Friday, September 3, 2010

Rendell's Solar Plan Unlikely to Get Approved This Year

Governor Ed Rendell is urging lawmakers to triple Pennsylvania’s solar energy requirements. He wants legislation approved this fall that would require that 1.5 percent of all energy produced in the commonwealth come from solar sources by 2022.
He says the requirement would insure demand and help solar energy companies attract investors, and get their operations up and running.

"To put it in the most simple terms, when you’re building a shopping center, the way you get money from banks is to show them signed leases. Once you’ve got a hundred percent lease, there’s not a bank anywhere, when they see what the rates are, who won’t loan you money."

But like so many other issues the departing governor is pressing for, the measure likely won’t make it through the General Assembly.
But spokesman Erik Arneson Senate Republican leaders are cool to the proposal, and say it likely won’t pass.
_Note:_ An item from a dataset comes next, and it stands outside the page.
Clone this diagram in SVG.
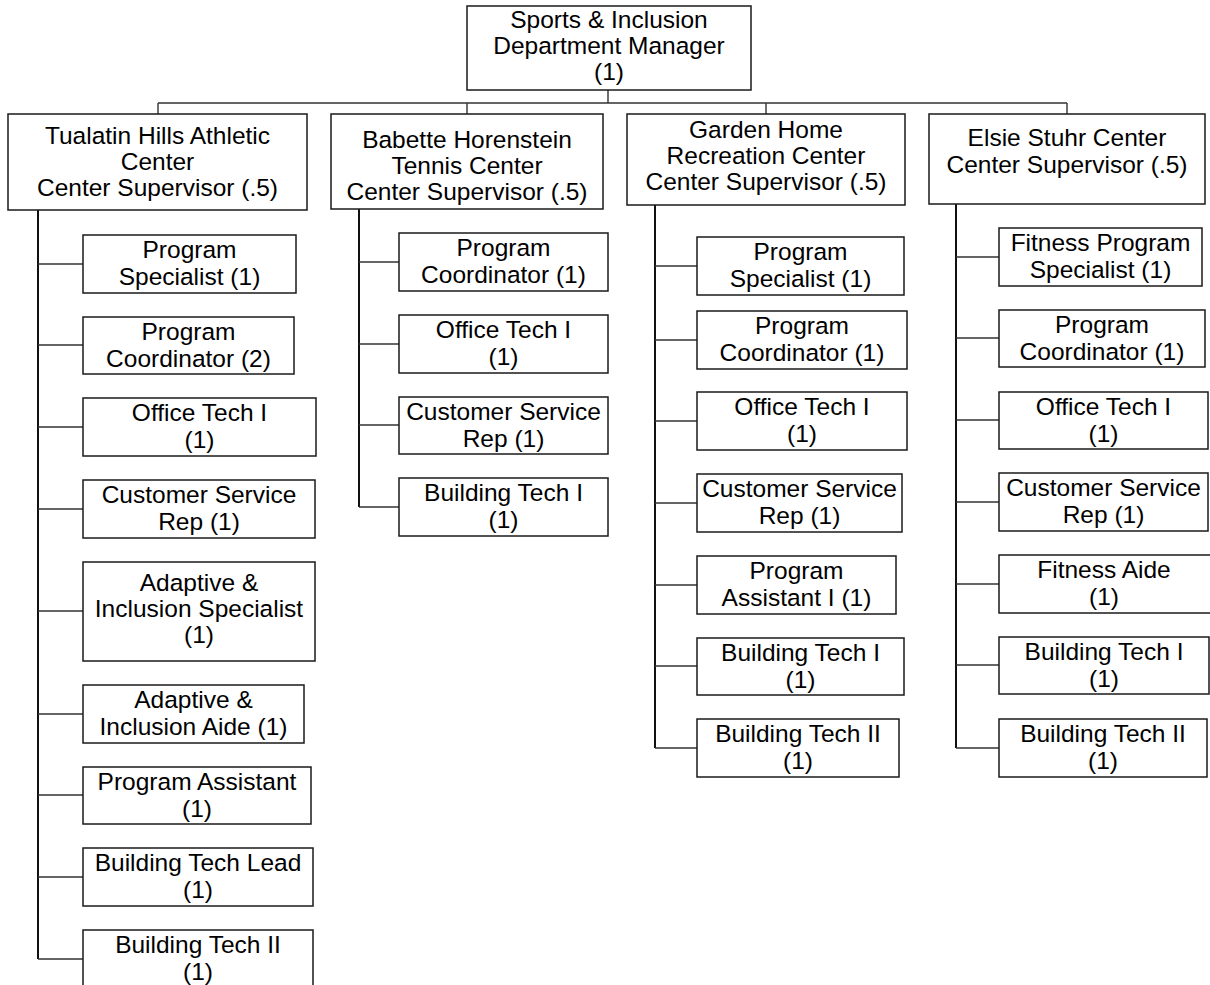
<svg xmlns="http://www.w3.org/2000/svg" width="1210" height="985" viewBox="0 0 1210 985">
  <style>
    .box { fill: #ffffff; stroke: #1a1a1a; stroke-width: 1.5; }
    .lbl { font-family: "Liberation Sans", Arial, sans-serif; font-size: 24.5px; fill: #000000; text-anchor: middle; }
    .trunk { fill: none; stroke: #111111; stroke-width: 2; }
    .branch { fill: none; stroke: #333333; stroke-width: 1.4; }
  </style>
  <rect x="0" y="0" width="1210" height="985" fill="#ffffff"/>

  <!-- connectors -->
  <g id="connectors">
    <!-- manager to centers -->
    <path class="branch" d="M608,90 V103 M158,103 H1067 M158,103 V114 M467,103 V114 M766,103 V114 M1067,103 V114"/>
    <!-- Tualatin Hills Athletic Center -->
    <path class="trunk" d="M38,210 V959"/>
    <path class="branch" d="M38,264 H83 M38,345 H83 M38,427 H83 M38,509 H83 M38,611 H83 M38,714 H83 M38,795 H83 M38,877 H83 M38,959 H83"/>
    <!-- Babette Horenstein Tennis Center -->
    <path class="trunk" d="M359,209 V507"/>
    <path class="branch" d="M359,262 H399 M359,344 H399 M359,425 H399 M359,507 H399"/>
    <!-- Garden Home Recreation Center -->
    <path class="trunk" d="M655,205 V748"/>
    <path class="branch" d="M655,266 H697 M655,340 H697 M655,421 H697 M655,503 H697 M655,585 H697 M655,666 H697 M655,748 H697"/>
    <!-- Elsie Stuhr Center -->
    <path class="trunk" d="M956,204 V748"/>
    <path class="branch" d="M956,257 H999 M956,338 H999 M956,420 H999 M956,502 H999 M956,584 H999 M956,665 H999 M956,748 H999"/>
  </g>

  <!-- manager -->
  <g id="manager">
    <rect class="box" x="467" y="6" width="284" height="84"/>
    <text class="lbl" x="609" y="28">Sports &amp; Inclusion</text>
    <text class="lbl" x="609" y="54">Department Manager</text>
    <text class="lbl" x="609" y="80">(1)</text>
  </g>

  <!-- center supervisors -->
  <g id="tualatin-supervisor">
    <rect class="box" x="8" y="114" width="299" height="96"/>
    <text class="lbl" x="157.5" y="144">Tualatin Hills Athletic</text>
    <text class="lbl" x="157.5" y="170">Center</text>
    <text class="lbl" x="157.5" y="196">Center Supervisor (.5)</text>
  </g>
  <g id="babette-supervisor">
    <rect class="box" x="331" y="114" width="272" height="95"/>
    <text class="lbl" x="467" y="148">Babette Horenstein</text>
    <text class="lbl" x="467" y="174">Tennis Center</text>
    <text class="lbl" x="467" y="200">Center Supervisor (.5)</text>
  </g>
  <g id="garden-supervisor">
    <rect class="box" x="627" y="114" width="278" height="91"/>
    <text class="lbl" x="766" y="138">Garden Home</text>
    <text class="lbl" x="766" y="164">Recreation Center</text>
    <text class="lbl" x="766" y="190">Center Supervisor (.5)</text>
  </g>
  <g id="elsie-supervisor">
    <rect class="box" x="929" y="114" width="276" height="90"/>
    <text class="lbl" x="1067" y="146">Elsie Stuhr Center</text>
    <text class="lbl" x="1067" y="173">Center Supervisor (.5)</text>
  </g>

  <!-- Tualatin Hills Athletic Center staff -->
  <g id="tha-program-specialist">
    <rect class="box" x="83" y="235" width="213" height="58"/>
    <text class="lbl" x="189.5" y="258">Program</text>
    <text class="lbl" x="189.5" y="285">Specialist (1)</text>
  </g>
  <g id="tha-program-coordinator">
    <rect class="box" x="83" y="317" width="211" height="57"/>
    <text class="lbl" x="188.5" y="340">Program</text>
    <text class="lbl" x="188.5" y="367">Coordinator (2)</text>
  </g>
  <g id="tha-office-tech">
    <rect class="box" x="83" y="398" width="233" height="58"/>
    <text class="lbl" x="199.5" y="421">Office Tech I</text>
    <text class="lbl" x="199.5" y="448">(1)</text>
  </g>
  <g id="tha-customer-service">
    <rect class="box" x="83" y="480" width="232" height="58"/>
    <text class="lbl" x="199" y="503">Customer Service</text>
    <text class="lbl" x="199" y="530">Rep (1)</text>
  </g>
  <g id="tha-adaptive-specialist">
    <rect class="box" x="83" y="562" width="232" height="99"/>
    <text class="lbl" x="199" y="591">Adaptive &amp;</text>
    <text class="lbl" x="199" y="617">Inclusion Specialist</text>
    <text class="lbl" x="199" y="643">(1)</text>
  </g>
  <g id="tha-adaptive-aide">
    <rect class="box" x="83" y="685" width="221" height="58"/>
    <text class="lbl" x="193.5" y="708">Adaptive &amp;</text>
    <text class="lbl" x="193.5" y="735">Inclusion Aide (1)</text>
  </g>
  <g id="tha-program-assistant">
    <rect class="box" x="83" y="767" width="228" height="57"/>
    <text class="lbl" x="197" y="790">Program Assistant</text>
    <text class="lbl" x="197" y="817">(1)</text>
  </g>
  <g id="tha-building-lead">
    <rect class="box" x="83" y="848" width="230" height="58"/>
    <text class="lbl" x="198" y="871">Building Tech Lead</text>
    <text class="lbl" x="198" y="898">(1)</text>
  </g>
  <g id="tha-building-tech-2">
    <rect class="box" x="83" y="930" width="230" height="60"/>
    <text class="lbl" x="198" y="953">Building Tech II</text>
    <text class="lbl" x="198" y="980">(1)</text>
  </g>

  <!-- Babette Horenstein Tennis Center staff -->
  <g id="bht-program-coordinator">
    <rect class="box" x="399" y="233" width="209" height="58"/>
    <text class="lbl" x="503.5" y="256">Program</text>
    <text class="lbl" x="503.5" y="283">Coordinator (1)</text>
  </g>
  <g id="bht-office-tech">
    <rect class="box" x="399" y="315" width="209" height="58"/>
    <text class="lbl" x="503.5" y="338">Office Tech I</text>
    <text class="lbl" x="503.5" y="365">(1)</text>
  </g>
  <g id="bht-customer-service">
    <rect class="box" x="399" y="397" width="209" height="57"/>
    <text class="lbl" x="503.5" y="420">Customer Service</text>
    <text class="lbl" x="503.5" y="447">Rep (1)</text>
  </g>
  <g id="bht-building-tech-1">
    <rect class="box" x="399" y="478" width="209" height="58"/>
    <text class="lbl" x="503.5" y="501">Building Tech I</text>
    <text class="lbl" x="503.5" y="528">(1)</text>
  </g>

  <!-- Garden Home Recreation Center staff -->
  <g id="ghr-program-specialist">
    <rect class="box" x="697" y="237" width="207" height="58"/>
    <text class="lbl" x="800.5" y="260">Program</text>
    <text class="lbl" x="800.5" y="287">Specialist (1)</text>
  </g>
  <g id="ghr-program-coordinator">
    <rect class="box" x="697" y="311" width="210" height="58"/>
    <text class="lbl" x="802" y="334">Program</text>
    <text class="lbl" x="802" y="361">Coordinator (1)</text>
  </g>
  <g id="ghr-office-tech">
    <rect class="box" x="697" y="392" width="210" height="58"/>
    <text class="lbl" x="802" y="415">Office Tech I</text>
    <text class="lbl" x="802" y="442">(1)</text>
  </g>
  <g id="ghr-customer-service">
    <rect class="box" x="697" y="474" width="205" height="58"/>
    <text class="lbl" x="799.5" y="497">Customer Service</text>
    <text class="lbl" x="799.5" y="524">Rep (1)</text>
  </g>
  <g id="ghr-program-assistant">
    <rect class="box" x="697" y="556" width="199" height="58"/>
    <text class="lbl" x="796.5" y="579">Program</text>
    <text class="lbl" x="796.5" y="606">Assistant I (1)</text>
  </g>
  <g id="ghr-building-tech-1">
    <rect class="box" x="697" y="638" width="207" height="57"/>
    <text class="lbl" x="800.5" y="661">Building Tech I</text>
    <text class="lbl" x="800.5" y="688">(1)</text>
  </g>
  <g id="ghr-building-tech-2">
    <rect class="box" x="697" y="719" width="202" height="58"/>
    <text class="lbl" x="798" y="742">Building Tech II</text>
    <text class="lbl" x="798" y="769">(1)</text>
  </g>

  <!-- Elsie Stuhr Center staff -->
  <g id="esc-fitness-specialist">
    <rect class="box" x="999" y="228" width="203" height="58"/>
    <text class="lbl" x="1100.5" y="251">Fitness Program</text>
    <text class="lbl" x="1100.5" y="278">Specialist (1)</text>
  </g>
  <g id="esc-program-coordinator">
    <rect class="box" x="999" y="310" width="206" height="57"/>
    <text class="lbl" x="1102" y="333">Program</text>
    <text class="lbl" x="1102" y="360">Coordinator (1)</text>
  </g>
  <g id="esc-office-tech">
    <rect class="box" x="999" y="392" width="209" height="57"/>
    <text class="lbl" x="1103.5" y="415">Office Tech I</text>
    <text class="lbl" x="1103.5" y="442">(1)</text>
  </g>
  <g id="esc-customer-service">
    <rect class="box" x="999" y="473" width="209" height="58"/>
    <text class="lbl" x="1103.5" y="496">Customer Service</text>
    <text class="lbl" x="1103.5" y="523">Rep (1)</text>
  </g>
  <g id="esc-fitness-aide">
    <rect class="box" x="999" y="555" width="213" height="58"/>
    <text class="lbl" x="1104" y="578">Fitness Aide</text>
    <text class="lbl" x="1104" y="605">(1)</text>
  </g>
  <g id="esc-building-tech-1">
    <rect class="box" x="999" y="637" width="210" height="57"/>
    <text class="lbl" x="1104" y="660">Building Tech I</text>
    <text class="lbl" x="1104" y="687">(1)</text>
  </g>
  <g id="esc-building-tech-2">
    <rect class="box" x="999" y="719" width="208" height="58"/>
    <text class="lbl" x="1103" y="742">Building Tech II</text>
    <text class="lbl" x="1103" y="769">(1)</text>
  </g>
</svg>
The problem is, time is running out on the two-year legislative session...
"The biggest problem is that we have a lot of competing priorities from a lot of people, including the outgoing governor, that they’d like to see us accomplish in the short time that remains before the elections."

There’s only a few weeks left on the legislative calendar this fall, and top senators say they won’t gavel back into session after November’s elections.
So, it appears like the gas tax increase the governor is pushing for, Rendell’s solar initiative will likely go the way of the smokeless tobacco tax and sales tax overhaul he advocated for earlier this year: it won’t be passed into law.